E’ bufera su Erika Stefani dopo che il ministro per le Autonomie e gli Affari Regionali ha postato sul suo profilo Facebook una foto con un gruppo di Scout a cui ha consegnato la bandiera del Veneto, specificando che riportava la firma del ‘Doge’ Zaia.

Uno scivolone che è passato inosservato nella terra della Serenissima, dove è stato vissuto come un privilegio, ma che è stato fortemente criticato da molti cittadini di altre regioni d’Italia.

“Ministro della Repubblica Italiana o del Veneto? Perché la bandiera di Venezia e non il Tricolore visto che il suo stipendio è pagato anche da Basilicata o Campania?”, sono le accuse mosse ad Erika Stefani, che in questi giorni in particolare, ha tutti gli occhi addosso per i forti rallentamenti sul percorso delle autonomie differenziate e dovrebbe valutare con più attenzione parole e atteggiamenti.

Per chi conosce il ministro, è facile intuire che la foto in questione, con la bandiera consegnata ad un gruppo Scout in partenza per gli Stati Uniti d’America, non volesse essere provocatoria o intendesse sminuire il resto d’Italia, ma rappresentasse semplicemente un moto di orgoglio personale. Ha evidenziato però, ancora una volta, i grossi problemi di comunicazione in casa Lega, dove quasi nessuno dei rappresentanti istituzionali di alto livello dimostra di avere capito di non trovarsi più sul palco di una sagra di paese, ma al cospetto di tutti i cittadini d’Italia, la maggioranza dei quali gradirebbe un linguaggio istituzionale che meglio si addice a ministri e rappresentanti di governo e che di certo non include termini come ‘Capitano’ o ‘Doge’.

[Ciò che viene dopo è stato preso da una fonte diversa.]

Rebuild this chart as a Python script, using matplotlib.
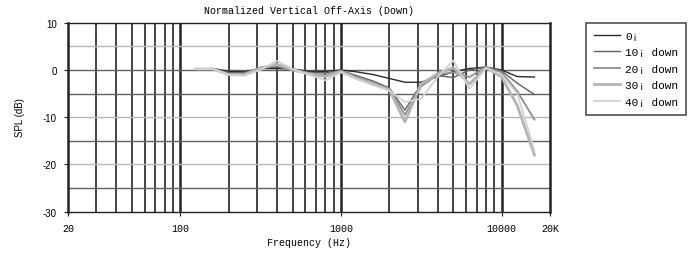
import matplotlib
matplotlib.use("Agg")
import matplotlib.pyplot as plt
from matplotlib.ticker import FixedLocator, NullLocator, NullFormatter

freqs = [125, 160, 200, 250, 315, 400, 500, 630, 800, 1000, 1250, 1600,
         2000, 2500, 3150, 4000, 5000, 6300, 8000, 10000, 12500, 16000]
deg0 = [0.2, 0.3, -0.3, -0.4, 0.3, 0.3, 0.2, -0.3, -0.3, 0.0, -0.4, -1.0,
        -1.8, -2.6, -2.6, -1.4, -0.4, 0.3, 0.6, 0.0, -1.4, -1.5]
deg10 = [0.2, 0.2, -0.6, -0.6, 0.4, 0.6, 0.1, -0.5, -0.6, -0.1, -1.2, -2.4,
         -3.8, -8.5, -3.0, -1.2, -1.6, 0.0, 0.6, -0.2, -2.8, -5.2]
deg20 = [0.2, 0.2, -0.9, -0.8, 0.5, 0.9, 0.0, -0.7, -1.0, -0.2, -1.5, -2.8,
         -4.0, -9.5, -3.5, -1.0, -0.5, -1.5, 0.6, -0.5, -4.5, -10.5]
deg30 = [0.2, 0.2, -1.0, -1.0, 0.4, 1.2, 0.0, -0.8, -1.4, -0.3, -1.8, -3.0,
         -4.2, -11.0, -3.0, -0.8, 0.5, -3.0, 0.5, -1.5, -7.5, -18.0]
deg40 = [0.2, 0.2, -1.0, -1.2, 0.0, 1.9, 0.2, -1.0, -2.2, -0.5, -1.9, -3.3,
         -4.4, -6.8, -6.1, -1.5, 2.0, -4.0, 0.4, -1.0, -5.0, -17.0]

series_labels = ["0¡", "10¡ down", "20¡ down", "30¡ down", "40¡ down"]
series_colors = ["#2a2a2a", "#606060", "#8f8f8f", "#b4b4b4", "#d2d2d2"]
series_widths = [1.0, 1.0, 1.3, 2.0, 1.3]

xtick_vals = [20, 100, 1000, 10000, 20000]
xtick_labels = ["20", "100", "1000", "10000", "20K"]
ytick_vals = [10, 0, -10, -20, -30]

mono = "Liberation Mono"
sans = "Liberation Sans"

fig = plt.figure(figsize=(6.91, 2.55), dpi=100)
ax = fig.add_axes([68 / 691, 1 - 212.7 / 255, (550 - 68) / 691, (212.7 - 23.7) / 255])
ax.set_xscale("log")
ax.set_xlim(20, 20000)
ax.set_ylim(-30, 10)

# vertical grid
for dec in [10, 100, 1000, 10000]:
    for m in range(1, 10):
        v = dec * m
        if v <= 20 or v >= 20000:
            continue
        lw = 1.8 if m == 1 else 1.2
        ax.axvline(v, color="#222222", lw=lw, zorder=1)
# horizontal grid
for yv in range(-25, 10, 5):
    col = "#b8b8b8" if yv in (5, -10, -20) else "#606060"
    ax.axhline(yv, color=col, lw=1.0, zorder=1)

all_series = [deg0, deg10, deg20, deg30, deg40]
for vals, lab, c, w in zip(all_series, series_labels, series_colors, series_widths):
    ax.plot(freqs, vals, color=c, lw=w, label=lab, zorder=3)

for s in ["left", "right"]:
    ax.spines[s].set_linewidth(1.8)
    ax.spines[s].set_color("#222222")
for s in ["top", "bottom"]:
    ax.spines[s].set_linewidth(1.0)
    ax.spines[s].set_color("#222222")

ax.xaxis.set_major_locator(FixedLocator(xtick_vals))
ax.set_xticklabels(xtick_labels, fontfamily=mono, fontsize=7.2)
ax.xaxis.set_minor_locator(NullLocator())
ax.xaxis.set_minor_formatter(NullFormatter())
ax.set_yticks(ytick_vals)
ax.set_yticklabels([str(v) for v in ytick_vals], fontfamily=sans, fontsize=7)
ax.tick_params(axis="both", length=3, width=0.8, color="#222222", pad=5)

ax.set_xlabel("Frequency (Hz)", fontfamily=mono, fontsize=7.2, labelpad=3)
ax.set_title("Normalized Vertical Off-Axis (Down)", fontfamily=mono, fontsize=7.2, pad=7)
fig.text(20 / 691, 1 - 118 / 255, "SPL (dB)", rotation=90, ha="center", va="center",
         fontfamily=sans, fontsize=7)

handles, labels = ax.get_legend_handles_labels()
leg = fig.legend(handles, labels, loc="upper left",
                 bbox_to_anchor=(586 / 691, 1 - 23.5 / 255),
                 prop={"family": mono, "size": 8}, handlelength=2.3,
                 labelspacing=0.58, borderaxespad=0, fancybox=False,
                 frameon=True, borderpad=0.75, handletextpad=0.45)
leg.get_frame().set_edgecolor("#222222")
leg.get_frame().set_linewidth(1.2)

fig.savefig("out.png", dpi=100)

Ma se per il ministro il gesto aveva il sapore dell’attaccamento alla sua terra, c’è anche chi ha colto l’occasione per invitarla a dimettersi e chi non ha risparmiato l’ironia, sottolineando il sempre più evidente scollamento tra i leghisti zaiani e i salviniani, con i seguaci del vicepremier che viaggiano in un senso di marcia e quelli del governatore del Veneto che minacciano lo scisma. Un vero e proprio attacco sul suo profilo facebook di Erika Stefani, con utenti che hanno condiviso il post del ministro, accusandola di fare gli interessi di una porzione di territorio mentre dovrebbe curare quelli di tutti gli italiani.

E’ destinato a fare rumore il gesto di Erika Stefani, perchè come ogni comunicazione istituzionale che si rispetti, implica conseguenze che sono sotto gli occhi di tutti. Nello specifico, la bandiera del Veneto agli Scout ha contribuito ad acuire le polemiche tra nord e sud, che in questo periodo stanno rischiando di spaccare il paese evidenziando tutte le debolezze di un contratto di governo (quello tra Lega e 5 Stelle) che sembra reggere solo sulla diplomazia del premier Giuseppe Conte, ma che in realtà nasconde una profonda sofferenza, causata in primis proprio dall’argomento autonomia, che sulla prima pagina del Corriere della Sera ha meritato un titolo inquietante ‘Povera autonomia, rischia di essere la madre di tutte le sconfitte’.

La Lega ed il suo problema di comunicazione

Non è sfuggito al grande pubblico, che la Lega veneta in fatto di comunicazione ha dei problemi seri ed i suoi vertici locali, tra profili social e dichiarazioni in dialetto, non riescono a dimostrarsi ‘sopra le parti’. A partire da Erika Stefani, ministro della Repubblica, che in pochi giorni è inciampata due volte sulla Serenissima mettendola davanti al resto d’Italia, sono in molti i vertici veneti del Carroccio a dimostrare costantemente di non aver compreso il cambiamento radicale implicito nell’essere al governo del paese.

La stessa Stefani, uscendo da Palazzo Chigi in preda a livore per l’ennesimo slittamento dell’autonomia, aveva dichiarato “l’autonomia la vuole il territorio, non si può rinnegare il referendum”, senza considerare che quel proclama implicava solo il suo Veneto e la Lombardia. ‘Quale territorio, ministro? Il suo e basta’.